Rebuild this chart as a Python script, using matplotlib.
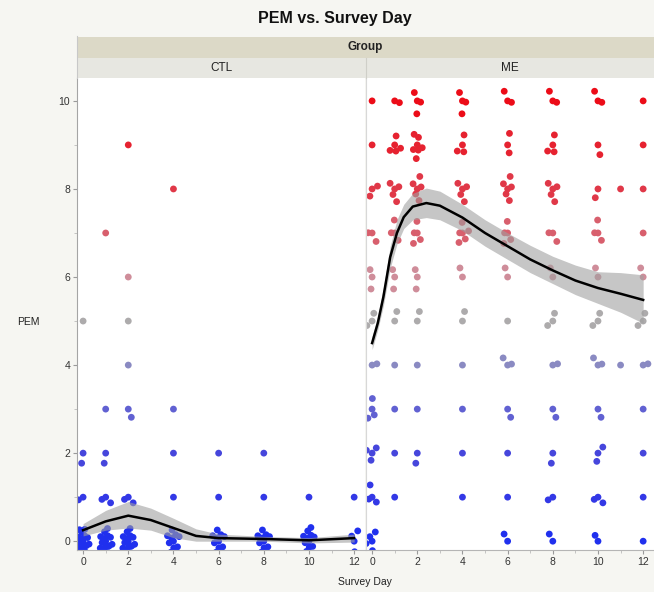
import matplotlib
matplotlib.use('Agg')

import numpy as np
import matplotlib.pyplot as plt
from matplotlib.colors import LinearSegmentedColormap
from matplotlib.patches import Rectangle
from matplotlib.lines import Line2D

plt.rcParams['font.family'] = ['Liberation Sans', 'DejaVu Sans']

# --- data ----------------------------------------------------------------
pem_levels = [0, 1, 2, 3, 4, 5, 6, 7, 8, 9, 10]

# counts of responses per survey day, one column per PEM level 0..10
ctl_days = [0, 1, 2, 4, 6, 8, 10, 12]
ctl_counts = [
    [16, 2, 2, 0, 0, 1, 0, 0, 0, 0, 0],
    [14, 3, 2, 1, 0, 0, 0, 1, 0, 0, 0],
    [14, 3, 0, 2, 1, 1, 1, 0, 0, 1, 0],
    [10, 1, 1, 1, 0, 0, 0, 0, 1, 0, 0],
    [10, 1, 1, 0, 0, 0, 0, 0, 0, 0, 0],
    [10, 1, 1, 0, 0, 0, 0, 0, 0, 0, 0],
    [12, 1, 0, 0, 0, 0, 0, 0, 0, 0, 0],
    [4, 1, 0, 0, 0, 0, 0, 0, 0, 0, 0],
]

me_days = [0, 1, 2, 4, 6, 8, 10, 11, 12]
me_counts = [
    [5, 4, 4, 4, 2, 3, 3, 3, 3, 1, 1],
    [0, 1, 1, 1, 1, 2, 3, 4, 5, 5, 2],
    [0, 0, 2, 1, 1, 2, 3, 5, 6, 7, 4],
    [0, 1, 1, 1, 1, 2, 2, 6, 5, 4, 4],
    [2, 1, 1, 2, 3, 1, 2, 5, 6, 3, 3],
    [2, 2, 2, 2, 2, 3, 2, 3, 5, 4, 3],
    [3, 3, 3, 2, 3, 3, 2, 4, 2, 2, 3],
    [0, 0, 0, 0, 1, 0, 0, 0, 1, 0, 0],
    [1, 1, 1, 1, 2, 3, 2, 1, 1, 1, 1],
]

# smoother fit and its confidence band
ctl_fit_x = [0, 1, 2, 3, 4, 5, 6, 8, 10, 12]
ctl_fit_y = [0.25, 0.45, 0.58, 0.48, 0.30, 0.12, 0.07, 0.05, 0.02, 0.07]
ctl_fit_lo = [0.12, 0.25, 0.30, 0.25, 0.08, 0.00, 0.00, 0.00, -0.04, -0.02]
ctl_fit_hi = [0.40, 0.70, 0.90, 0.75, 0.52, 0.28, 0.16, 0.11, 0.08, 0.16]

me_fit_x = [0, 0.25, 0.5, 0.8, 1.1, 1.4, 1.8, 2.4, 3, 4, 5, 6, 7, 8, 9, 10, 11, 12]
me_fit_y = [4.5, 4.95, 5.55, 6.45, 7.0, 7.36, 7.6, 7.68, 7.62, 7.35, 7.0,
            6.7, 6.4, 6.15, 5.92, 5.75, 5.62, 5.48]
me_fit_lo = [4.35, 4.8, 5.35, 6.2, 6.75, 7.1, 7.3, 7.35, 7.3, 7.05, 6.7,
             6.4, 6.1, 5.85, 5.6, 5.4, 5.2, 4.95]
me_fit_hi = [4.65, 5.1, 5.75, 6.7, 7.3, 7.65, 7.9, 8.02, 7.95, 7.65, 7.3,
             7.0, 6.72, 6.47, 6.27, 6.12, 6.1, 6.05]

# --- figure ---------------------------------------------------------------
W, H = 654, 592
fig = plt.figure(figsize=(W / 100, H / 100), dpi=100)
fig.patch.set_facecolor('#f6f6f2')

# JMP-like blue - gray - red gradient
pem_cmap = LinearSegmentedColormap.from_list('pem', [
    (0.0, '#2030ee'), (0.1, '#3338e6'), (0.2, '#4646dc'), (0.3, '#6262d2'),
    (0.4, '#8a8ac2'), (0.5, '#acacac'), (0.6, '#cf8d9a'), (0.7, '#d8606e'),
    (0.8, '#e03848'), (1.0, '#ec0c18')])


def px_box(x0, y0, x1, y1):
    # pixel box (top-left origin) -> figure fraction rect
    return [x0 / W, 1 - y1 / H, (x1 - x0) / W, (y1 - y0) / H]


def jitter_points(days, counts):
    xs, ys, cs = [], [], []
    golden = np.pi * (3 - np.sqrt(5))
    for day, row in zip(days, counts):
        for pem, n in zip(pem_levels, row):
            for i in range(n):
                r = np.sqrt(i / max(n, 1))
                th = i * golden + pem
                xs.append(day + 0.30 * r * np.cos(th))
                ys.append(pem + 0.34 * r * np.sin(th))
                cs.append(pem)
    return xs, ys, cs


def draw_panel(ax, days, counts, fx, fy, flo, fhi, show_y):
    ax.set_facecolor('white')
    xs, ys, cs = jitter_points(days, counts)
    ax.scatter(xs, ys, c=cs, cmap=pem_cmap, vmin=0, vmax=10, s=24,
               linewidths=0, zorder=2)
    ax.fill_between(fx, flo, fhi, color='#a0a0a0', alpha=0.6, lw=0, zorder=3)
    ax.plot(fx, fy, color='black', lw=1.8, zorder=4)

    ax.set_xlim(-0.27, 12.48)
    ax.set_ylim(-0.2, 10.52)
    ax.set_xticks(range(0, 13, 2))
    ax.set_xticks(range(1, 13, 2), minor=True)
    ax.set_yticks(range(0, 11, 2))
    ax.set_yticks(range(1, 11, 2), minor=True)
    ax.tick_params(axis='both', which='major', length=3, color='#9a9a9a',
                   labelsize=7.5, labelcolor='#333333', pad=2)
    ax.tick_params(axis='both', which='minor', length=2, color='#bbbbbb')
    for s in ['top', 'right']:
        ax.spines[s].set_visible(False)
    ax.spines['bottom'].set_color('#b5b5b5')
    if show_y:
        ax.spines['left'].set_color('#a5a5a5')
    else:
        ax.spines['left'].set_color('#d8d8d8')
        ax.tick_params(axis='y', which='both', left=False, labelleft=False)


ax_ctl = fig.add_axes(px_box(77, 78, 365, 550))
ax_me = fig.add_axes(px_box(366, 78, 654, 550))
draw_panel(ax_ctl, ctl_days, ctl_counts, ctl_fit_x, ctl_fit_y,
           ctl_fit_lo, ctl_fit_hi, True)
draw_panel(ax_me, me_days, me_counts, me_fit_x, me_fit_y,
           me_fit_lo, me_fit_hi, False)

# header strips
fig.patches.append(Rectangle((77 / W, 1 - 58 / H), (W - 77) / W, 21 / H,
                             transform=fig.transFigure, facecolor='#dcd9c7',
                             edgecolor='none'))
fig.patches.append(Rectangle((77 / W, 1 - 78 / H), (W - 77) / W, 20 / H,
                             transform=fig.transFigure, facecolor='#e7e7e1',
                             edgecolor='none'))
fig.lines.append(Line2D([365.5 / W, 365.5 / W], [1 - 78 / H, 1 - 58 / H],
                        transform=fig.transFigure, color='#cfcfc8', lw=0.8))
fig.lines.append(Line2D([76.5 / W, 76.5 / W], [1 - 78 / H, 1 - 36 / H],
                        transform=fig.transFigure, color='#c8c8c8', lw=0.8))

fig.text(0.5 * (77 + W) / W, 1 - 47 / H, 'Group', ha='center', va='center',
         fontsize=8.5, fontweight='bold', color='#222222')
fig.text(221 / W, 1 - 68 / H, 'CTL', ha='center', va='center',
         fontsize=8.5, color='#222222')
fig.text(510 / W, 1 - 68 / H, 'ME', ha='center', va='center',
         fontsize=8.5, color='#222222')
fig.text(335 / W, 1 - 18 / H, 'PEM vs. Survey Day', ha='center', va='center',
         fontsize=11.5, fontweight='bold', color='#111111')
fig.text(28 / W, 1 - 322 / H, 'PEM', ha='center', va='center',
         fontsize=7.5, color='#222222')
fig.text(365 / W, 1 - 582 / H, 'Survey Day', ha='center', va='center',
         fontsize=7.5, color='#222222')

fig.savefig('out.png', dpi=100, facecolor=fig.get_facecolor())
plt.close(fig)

• **INSTRUCTIONS TO FOLLOW**
Pictures stay out. Repeat only the lines from the beginning of the data through the line that has "0.11, 0.08, 0.16]".

• **OUTPUT FOR THIS EXERCISE**
Rebuild this chart as a Python script, using matplotlib.
import matplotlib
matplotlib.use('Agg')

import numpy as np
import matplotlib.pyplot as plt
from matplotlib.colors import LinearSegmentedColormap
from matplotlib.patches import Rectangle
from matplotlib.lines import Line2D

plt.rcParams['font.family'] = ['Liberation Sans', 'DejaVu Sans']

# --- data ----------------------------------------------------------------
pem_levels = [0, 1, 2, 3, 4, 5, 6, 7, 8, 9, 10]

# counts of responses per survey day, one column per PEM level 0..10
ctl_days = [0, 1, 2, 4, 6, 8, 10, 12]
ctl_counts = [
    [16, 2, 2, 0, 0, 1, 0, 0, 0, 0, 0],
    [14, 3, 2, 1, 0, 0, 0, 1, 0, 0, 0],
    [14, 3, 0, 2, 1, 1, 1, 0, 0, 1, 0],
    [10, 1, 1, 1, 0, 0, 0, 0, 1, 0, 0],
    [10, 1, 1, 0, 0, 0, 0, 0, 0, 0, 0],
    [10, 1, 1, 0, 0, 0, 0, 0, 0, 0, 0],
    [12, 1, 0, 0, 0, 0, 0, 0, 0, 0, 0],
    [4, 1, 0, 0, 0, 0, 0, 0, 0, 0, 0],
]

me_days = [0, 1, 2, 4, 6, 8, 10, 11, 12]
me_counts = [
    [5, 4, 4, 4, 2, 3, 3, 3, 3, 1, 1],
    [0, 1, 1, 1, 1, 2, 3, 4, 5, 5, 2],
    [0, 0, 2, 1, 1, 2, 3, 5, 6, 7, 4],
    [0, 1, 1, 1, 1, 2, 2, 6, 5, 4, 4],
    [2, 1, 1, 2, 3, 1, 2, 5, 6, 3, 3],
    [2, 2, 2, 2, 2, 3, 2, 3, 5, 4, 3],
    [3, 3, 3, 2, 3, 3, 2, 4, 2, 2, 3],
    [0, 0, 0, 0, 1, 0, 0, 0, 1, 0, 0],
    [1, 1, 1, 1, 2, 3, 2, 1, 1, 1, 1],
]

# smoother fit and its confidence band
ctl_fit_x = [0, 1, 2, 3, 4, 5, 6, 8, 10, 12]
ctl_fit_y = [0.25, 0.45, 0.58, 0.48, 0.30, 0.12, 0.07, 0.05, 0.02, 0.07]
ctl_fit_lo = [0.12, 0.25, 0.30, 0.25, 0.08, 0.00, 0.00, 0.00, -0.04, -0.02]
ctl_fit_hi = [0.40, 0.70, 0.90, 0.75, 0.52, 0.28, 0.16, 0.11, 0.08, 0.16]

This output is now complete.